%%
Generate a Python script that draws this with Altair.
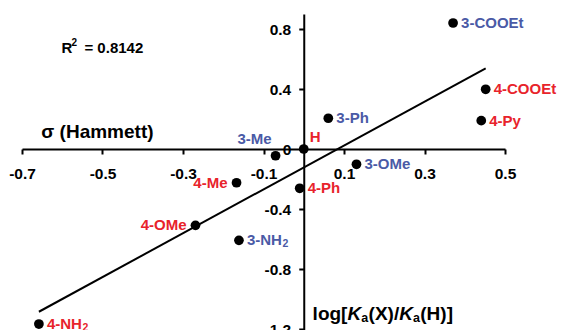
import altair as alt
import pandas as pd

# ---- data ----
names = ["3-COOEt", "4-COOEt", "4-Py", "3-Ph", "H", "3-OMe", "4-Ph",
         "3-Me", "4-Me", "4-OMe", "3-NH\u2082", "4-NH\u2082"]
sigma = [0.371, 0.452, 0.441, 0.061, 0.0, 0.131, -0.010,
         -0.070, -0.167, -0.269, -0.161, -0.658]
logk = [0.840, 0.398, 0.189, 0.205, 0.0, -0.102, -0.262,
        -0.045, -0.225, -0.509, -0.609, -1.167]
groups = ["meta" if n.startswith("3") else "para" for n in names]

fit_x = [-0.658, 0.452]
fit_y = [-1.085, 0.538]

x_ticks = [-0.7, -0.5, -0.3, -0.1, 0.1, 0.3, 0.5]
y_ticks = [0.8, 0.4, 0.0, -0.4, -0.8, -1.2]

# ---- layout ----
X_DOM = [-0.7, 0.5]
Y_DOM = [-1.25, 0.9]
W = 483
H = 322.5
y0_px = H * (Y_DOM[1] - 0) / (Y_DOM[1] - Y_DOM[0])
x0_px = W * (0 - X_DOM[0]) / (X_DOM[1] - X_DOM[0])

FONT = "Liberation Sans"
FS = 15.5
LFS = 15
BLUE = "#4a5aa6"
RED = "#e8232b"

df = pd.DataFrame({"name": names, "sigma": sigma, "logk": logk, "group": groups})
df_fit = pd.DataFrame({"sigma": fit_x, "logk": fit_y})

minus_fix = "replace(datum.label, '\u2212', '-')"

xs = alt.Scale(domain=X_DOM, nice=False, zero=False)
ys = alt.Scale(domain=Y_DOM, nice=False, zero=False)

x_axis = alt.Axis(values=x_ticks, orient="bottom", offset=-(H - y0_px), grid=False,
                  title=None, domainColor="black", domainWidth=2, tickColor="black",
                  tickWidth=2, tickSize=5, labelFont=FONT, labelFontSize=FS,
                  labelFontWeight="bold", labelColor="black", labelPadding=12,
                  labelOverlap=False, labelFlush=False, labelExpr=minus_fix)
y_axis = alt.Axis(values=y_ticks, orient="left", offset=-x0_px, grid=False,
                  title=None, domainColor="black", domainWidth=2, tickColor="black",
                  tickWidth=2, tickSize=5, labelFont=FONT, labelFontSize=FS,
                  labelFontWeight="bold", labelColor="black", labelPadding=8,
                  labelOverlap=False, labelFlush=False, format=".1~f",
                  labelExpr=minus_fix)

X = alt.X("sigma:Q", scale=xs, axis=x_axis)
Y = alt.Y("logk:Q", scale=ys, axis=y_axis)

color = alt.Color("group:N", scale=alt.Scale(domain=["meta", "para"], range=[BLUE, RED]),
                  legend=None)

line = alt.Chart(df_fit).mark_line(color="black", strokeWidth=2).encode(x=X, y=Y)
pts = alt.Chart(df).mark_circle(size=95, color="black", opacity=1).encode(x=X, y=Y)

left_set = ["4-Me", "4-OMe"]
special = ["3-Me", "H"]
RDX = 8

def labels(flt, **kw):
    return alt.Chart(df).transform_calculate(
        shown="replace(datum.name, '\u2082', '')"
    ).transform_filter(flt).mark_text(
        font=FONT, fontSize=LFS, fontWeight="bold", baseline="middle", **kw
    ).encode(x=X, y=Y, text="shown:N", color=color)

right_lbl = labels(~alt.FieldOneOfPredicate(field="name", oneOf=left_set + special),
                   align="left", dx=RDX)
left_lbl = labels(alt.FieldOneOfPredicate(field="name", oneOf=left_set),
                  align="right", dx=-9)
me_lbl = labels(alt.FieldEqualPredicate(field="name", equal="3-Me"),
                align="right", dx=-4, dy=-17)
h_lbl = labels(alt.FieldEqualPredicate(field="name", equal="H"),
               align="left", dx=6, dy=-12)
# subscript "2" of the NH2 labels
sub_lbl = alt.Chart(df).transform_filter("indexof(datum.name, '\u2082') >= 0").mark_text(
    font=FONT, fontSize=10.5, fontWeight="bold", baseline="middle", align="left",
    dx=RDX + 2.333 * LFS + 0.5, dy=4, text="2"
).encode(x=X, y=Y, color=color)

# annotation anchors (data coordinates)
ann = pd.DataFrame({"sigma": [-0.602, -0.652, 0.022], "logk": [0.673, 0.113, -1.10],
                    "key": ["r2", "sigma", "ytitle"]})

def piece(key, txt, dx=0, dy=0, fs=FS, st="normal"):
    return alt.Chart(ann).transform_filter(alt.FieldEqualPredicate(field="key", equal=key)).mark_text(
        font=FONT, fontSize=fs, fontWeight="bold", fontStyle=st, align="left",
        baseline="middle", color="black", dx=dx, dy=dy, text=txt
    ).encode(x=X, y=Y)

texts = [
    piece("r2", "R", 0, 0, 15),
    piece("r2", "2", 10, -5, 10),
    piece("r2", "= 0.8142", 23, 0, 15),
    piece("sigma", "\u03c3 (Hammett)", 0, 0, 19),
]
k = 19 / 18
for txt, dx, dy, fs, st in [("log[", 0, 0, 19, "normal"), ("K", 33, 0, 19, "italic"),
                            ("a", 46, 4, 12.5, "normal"), ("(X)/", 53, 0, 19, "normal"),
                            ("K", 82, 0, 19, "italic"), ("a", 95, 4, 12.5, "normal"),
                            ("(H)]", 102, 0, 19, "normal")]:
    texts.append(piece("ytitle", txt, dx * k, dy, fs, st))

chart = alt.layer(line, pts, right_lbl, left_lbl, me_lbl, h_lbl, sub_lbl, *texts).properties(
    width=W, height=H,
    autosize=alt.AutoSizeParams(type="none"),
    padding={"left": 14, "top": 6, "right": 52, "bottom": 0},
).configure_view(stroke=None)

chart.save("out.html", embed_options={"renderer": "svg", "actions": False})
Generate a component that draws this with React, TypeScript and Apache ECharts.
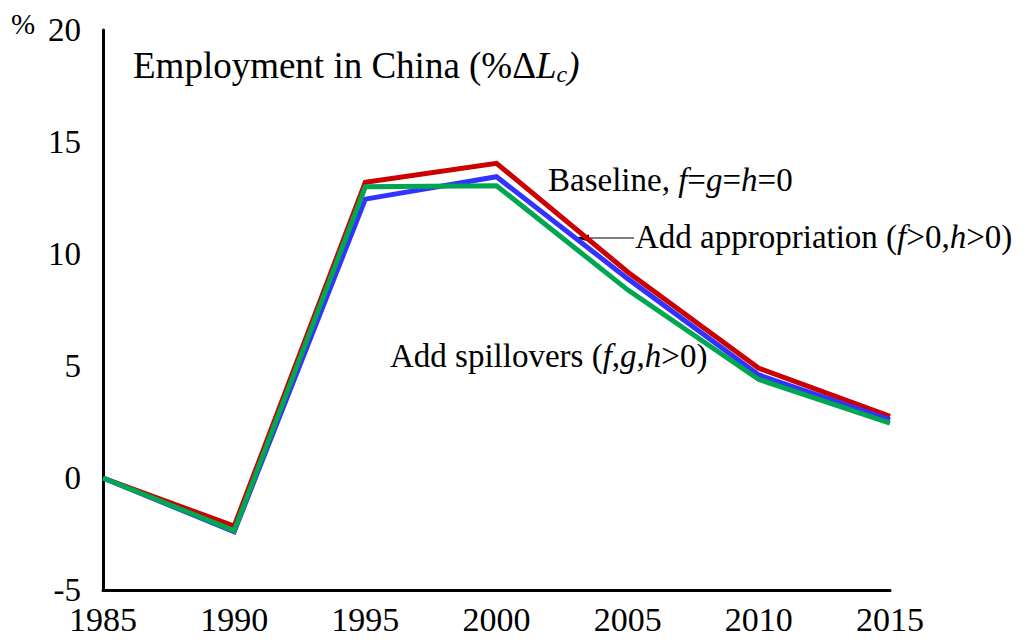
import React, { useEffect, useRef } from "react";
import * as echarts from "echarts";

const years = ["1985", "1990", "1995", "2000", "2005", "2010", "2015"];
const baseline = [0, -2.15, 13.2, 14.05, 9.2, 4.9, 2.75];
const appropriation = [0, -2.4, 12.45, 13.45, 8.9, 4.6, 2.6];
const spillovers = [0, -2.35, 13.0, 13.05, 8.4, 4.4, 2.45];
const yTicks = { min: -5, max: 20, interval: 5 };

const FONT = "Liberation Serif";

export default function App() {
  const ref = useRef<HTMLDivElement>(null);
  useEffect(() => {
    const chart = echarts.init(ref.current!, null, { renderer: "svg" });
    const line = (name: string, data: number[], color: string) => ({
      name,
      type: "line",
      data,
      symbol: "none",
      lineStyle: { color, width: 5, join: "miter" },
      itemStyle: { color },
    });
    const ann = (size: number) => ({
      fontFamily: FONT,
      fontSize: size,
      fill: "#000",
      rich: { i: { fontFamily: FONT, fontSize: size, fontStyle: "italic", fill: "#000" } },
    });
    chart.setOption({
      animation: false,
      backgroundColor: "#fff",
      grid: { left: 103, top: 30, right: 135, bottom: 54 },
      xAxis: {
        type: "category",
        data: years,
        boundaryGap: false,
        axisLine: { onZero: false, lineStyle: { color: "#000", width: 3 } },
        axisTick: { show: false },
        axisLabel: { color: "#000", fontFamily: FONT, fontSize: 34, margin: 12 },
        splitLine: { show: false },
      },
      yAxis: {
        type: "value",
        min: yTicks.min,
        max: yTicks.max,
        interval: yTicks.interval,
        axisLine: { show: true, lineStyle: { color: "#000", width: 3 } },
        axisTick: { show: false },
        axisLabel: { color: "#000", fontFamily: FONT, fontSize: 33, margin: 22 },
        splitLine: { show: false },
      },
      series: [
        line("Baseline", baseline, "#CC0000"),
        line("Add appropriation", appropriation, "#3333FF"),
        line("Add spillovers", spillovers, "#00A650"),
      ],
      graphic: [
        {
          type: "text",
          left: 11,
          top: 9,
          style: { text: "%", fontFamily: FONT, fontSize: 29, fill: "#000" },
        },
        {
          type: "text",
          left: 133,
          top: 47,
          style: {
            text: "Employment in China (%Δ{i|L}{s|c}{i|)}",
            fontFamily: FONT,
            fontSize: 37,
            fill: "#000",
            rich: {
              i: { fontFamily: FONT, fontSize: 37, fontStyle: "italic", fill: "#000" },
              s: { fontFamily: FONT, fontSize: 24, fontStyle: "italic", fill: "#000", padding: [17, 0, 0, 0] },
            },
          },
        },
        {
          type: "text",
          left: 548,
          top: 163,
          style: { text: "Baseline, {i|f}={i|g}={i|h}=0", ...ann(33) },
        },
        {
          type: "text",
          left: 635,
          top: 220,
          style: { text: "Add appropriation ({i|f}>0,{i|h}>0)", ...ann(33) },
        },
        {
          type: "text",
          left: 390,
          top: 339,
          style: { text: "Add spillovers ({i|f},{i|g},{i|h}>0)", ...ann(33) },
        },
        {
          type: "line",
          shape: { x1: 588, y1: 238, x2: 634, y2: 238 },
          style: { stroke: "#000", lineWidth: 1.2 },
        },
        {
          type: "polygon",
          shape: { points: [[575, 238], [589, 234.5], [589, 241.5]] },
          style: { fill: "#000" },
        },
      ],
    });
    return () => chart.dispose();
  }, []);
  return <div ref={ref} style={{ width: 1025, height: 644, position: "absolute", left: 0, top: 0 }} />;
}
%%
▶ [Exercise] Restate the data word for word from its first line through the line with "import pandas as pd", leaving out any picture along the way.

▶ [Output]
Generate a Python script that draws this with Altair.
import altair as alt
import pandas as pd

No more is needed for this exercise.